### Rows
______
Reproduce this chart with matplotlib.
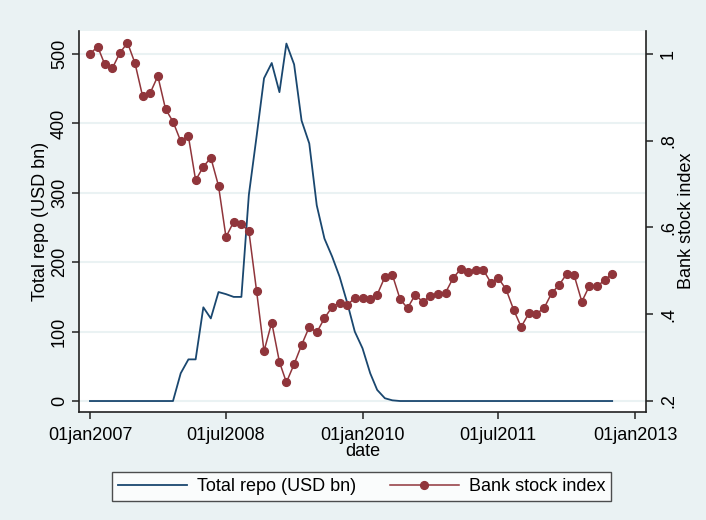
import matplotlib
matplotlib.use("Agg")
import matplotlib.pyplot as plt
from matplotlib.lines import Line2D
import pandas as pd

# ---- data ----
start_month = "2007-01-01"
n_months = 70
repo = [0, 0, 0, 0, 0, 0, 0, 0, 0, 0,
        0, 0, 40, 60, 60, 135, 119, 157, 154, 150,
        150, 297, 381, 465, 487, 445, 515, 485, 404, 371,
        282, 234, 208, 179, 141, 100, 76, 40, 16, 4,
        1, 0, 0, 0, 0, 0, 0, 0, 0, 0,
        0, 0, 0, 0, 0, 0, 0, 0, 0, 0,
        0, 0, 0, 0, 0, 0, 0, 0, 0, 0]
bank = [1.0, 1.017, 0.977, 0.967, 1.002, 1.026, 0.979, 0.902, 0.911, 0.949,
        0.873, 0.844, 0.799, 0.810, 0.709, 0.740, 0.761, 0.696, 0.578, 0.613,
        0.607, 0.592, 0.454, 0.315, 0.381, 0.290, 0.243, 0.285, 0.329, 0.371,
        0.358, 0.391, 0.417, 0.427, 0.421, 0.438, 0.437, 0.435, 0.445, 0.486,
        0.491, 0.435, 0.414, 0.445, 0.428, 0.443, 0.446, 0.450, 0.484, 0.505,
        0.498, 0.503, 0.503, 0.473, 0.483, 0.458, 0.410, 0.371, 0.402, 0.401,
        0.414, 0.449, 0.467, 0.493, 0.490, 0.429, 0.465, 0.464, 0.479, 0.493]
xtick_dates = ["2007-01-01", "2008-07-01", "2010-01-01", "2011-07-01", "2013-01-01"]
xtick_labels = ["01jan2007", "01jul2008", "01jan2010", "01jul2011", "01jan2013"]
left_ticks = [0, 100, 200, 300, 400, 500]
right_ticks = [0.2, 0.4, 0.6, 0.8, 1.0]
right_labels = [".2", ".4", ".6", ".8", "1"]

dates = pd.date_range(start_month, periods=n_months, freq="MS")

# ---- style ----
plt.rcParams["font.family"] = ["Liberation Sans", "DejaVu Sans"]
plt.rcParams["font.size"] = 13
BG = "#EAF2F3"
BLUE = "#1A476F"
RED = "#90353B"
AXC = "#222222"

fig = plt.figure(figsize=(7.06, 5.20), dpi=100, facecolor=BG)
ax = fig.add_axes([79 / 706, 1 - 411.5 / 520, (646 - 79) / 706, (411.5 - 31) / 520])
ax.set_facecolor("white")

ax.plot(dates, repo, color=BLUE, lw=1.3, zorder=3)
ax.set_ylim(-15.1, 533.1)
ax.set_yticks(left_ticks)
ax.set_yticklabels([str(v) for v in left_ticks], rotation=90, va="center")
ax.grid(axis="y", color=BG, lw=1.5)
ax.grid(axis="x", visible=False)
ax.set_axisbelow(True)

xt = [pd.Timestamp(d) for d in xtick_dates]
ax.set_xticks(xt)
ax.set_xticklabels(xtick_labels)
ax.set_xlim(pd.Timestamp("2006-11-18"), pd.Timestamp("2013-02-14"))
ax.set_xlabel("date", labelpad=-1)

ax2 = ax.twinx()
ax2.plot(dates, bank, color=RED, lw=1.1, marker="o", ms=5.6, mec=RED, mfc=RED, zorder=4)
ax2.set_ylim(0.2 - 15.1 / 625, 0.2 + 533.1 / 625)
ax2.set_yticks(right_ticks)
ax2.set_yticklabels(right_labels, rotation=90, va="center")

for a in (ax, ax2):
    a.spines["top"].set_visible(False)
    for s in ("left", "right", "bottom"):
        a.spines[s].set_color(AXC)
        a.spines[s].set_linewidth(1.2)
    a.tick_params(length=5, width=1.1, color=AXC, pad=5, labelcolor="black")
ax.tick_params(axis="x", pad=6.5)
ax.tick_params(axis="y", pad=3)
ax.spines["right"].set_visible(False)
ax2.spines["left"].set_visible(False)
ax2.spines["bottom"].set_visible(False)

ax.set_ylabel("Total repo (USD bn)")
ax.yaxis.set_label_coords(-30 / 567, 0.5)
ax2.set_ylabel("Bank stock index", rotation=90)
ax2.yaxis.set_label_coords(1 + 32 / 567, 0.5)

handles = [Line2D([], [], color=BLUE, lw=1.3),
           Line2D([], [], color=RED, lw=1.1, marker="o", ms=5.6)]
leg = fig.legend(handles, ["Total repo (USD bn)", "Bank stock index"],
                 loc="center", bbox_to_anchor=(361.5 / 706, 1 - 486.5 / 520),
                 ncol=2, frameon=True, fancybox=False, handlelength=3.8,
                 handletextpad=0.55, columnspacing=1.9, borderpad=0.35,
                 fontsize=13)
leg.get_frame().set_edgecolor(AXC)
leg.get_frame().set_linewidth(1.0)
leg.get_frame().set_facecolor("white")

fig.savefig("out.png", dpi=100, facecolor=BG)
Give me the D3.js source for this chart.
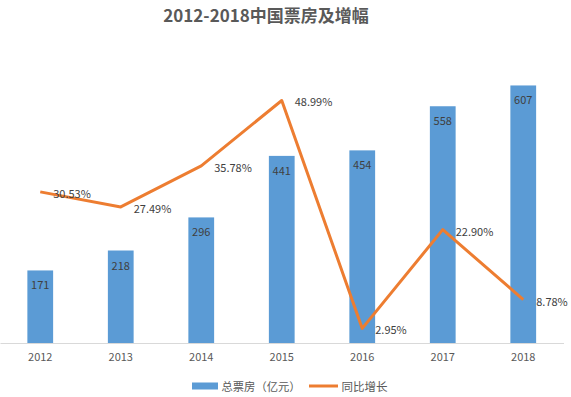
<!DOCTYPE html>
<html><head><meta charset="utf-8">
<script src="https://cdn.jsdelivr.net/npm/d3@7"></script>
<style>
body{margin:0;background:#fff;}
svg{display:block;font-family:"Noto Sans CJK SC","Noto Sans",sans-serif;}
</style></head>
<body><svg id="c" width="571" height="397"></svg>
<script>
const years = ["2012","2013","2014","2015","2016","2017","2018"];
const boxOffice = [171, 218, 296, 441, 454, 558, 607];
const growth = [30.53, 27.49, 35.78, 48.99, 2.95, 22.90, 8.78];
const growthLabels = ["30.53%","27.49%","35.78%","48.99%","2.95%","22.90%","8.78%"];
const titleText = "2012-2018中国票房及增幅";
const legendBar = "总票房（亿元）";
const legendLine = "同比增长";

const svg = d3.select("#c");
const x = d3.scaleBand().domain(years).range([0, 563.5]).paddingInner(0.68).paddingOuter(0.34);
const y = d3.scaleLinear().domain([0, 700]).range([343, 46]);
const y2 = d3.scaleLinear().domain([0, 60]).range([343, 46]);

svg.append("text").attr("x", 266).attr("y", 22).attr("text-anchor","middle")
  .attr("font-size", 17).attr("font-weight","bold").attr("fill","#595959").text(titleText);

// bars
svg.selectAll("rect.bar").data(years).join("rect").attr("class","bar")
  .attr("x", d => x(d)).attr("width", x.bandwidth())
  .attr("y", (d,i) => y(boxOffice[i])).attr("height", (d,i) => y(0) - y(boxOffice[i]))
  .attr("fill", "#5B9BD5");

// axis
const ax = svg.append("g").attr("transform", `translate(0,${y(0)})`)
  .call(d3.axisBottom(x).tickSize(0).tickPadding(10));
ax.select(".domain").attr("stroke","#d9d9d9").attr("stroke-width",1.2);
ax.selectAll("text").attr("font-size", 11).attr("fill","#595959")
  .attr("font-family",'"Noto Sans CJK SC","Noto Sans",sans-serif');

// bar labels
svg.selectAll("text.bl").data(years).join("text").attr("class","bl")
  .attr("x", d => x(d) + x.bandwidth()/2).attr("y", (d,i) => y(boxOffice[i]) + 14)
  .attr("text-anchor","middle").attr("dominant-baseline","central")
  .attr("font-size", 11).attr("fill","#404040").text((d,i) => boxOffice[i]);

// line
const cx = d => x(d) + x.bandwidth()/2;
const line = d3.line().x((d,i) => cx(years[i])).y(d => y2(d));
svg.append("path").datum(growth).attr("d", line).attr("fill","none")
  .attr("stroke","#ED7D31").attr("stroke-width",3).attr("stroke-linejoin","round");

svg.selectAll("text.ll").data(years).join("text").attr("class","ll")
  .attr("x", d => cx(d) + 13).attr("y", (d,i) => y2(growth[i]) + 1)
  .attr("dominant-baseline","central")
  .attr("font-size", 11).attr("fill","#404040").text((d,i) => growthLabels[i]);

// legend
const lg = svg.append("g");
lg.append("rect").attr("x",192).attr("y",382.5).attr("width",26).attr("height",7).attr("fill","#5B9BD5");
lg.append("text").attr("x",221.5).attr("y",386).attr("dominant-baseline","central")
  .attr("font-size",11.3).attr("fill","#595959").text(legendBar);
lg.append("line").attr("x1",309).attr("x2",338).attr("y1",386).attr("y2",386)
  .attr("stroke","#ED7D31").attr("stroke-width",3);
lg.append("text").attr("x",341.5).attr("y",386).attr("dominant-baseline","central")
  .attr("font-size",11.5).attr("fill","#595959").text(legendLine);
</script></body></html>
______
### Your goal
Begin with the first line of the records and repeat every line up to the one with "import pandas as pd", counting that line too. Pictures are not part of the copy.

### Response to the task
Reproduce this chart with matplotlib.
import matplotlib
matplotlib.use("Agg")
import matplotlib.pyplot as plt
from matplotlib.lines import Line2D
import pandas as pd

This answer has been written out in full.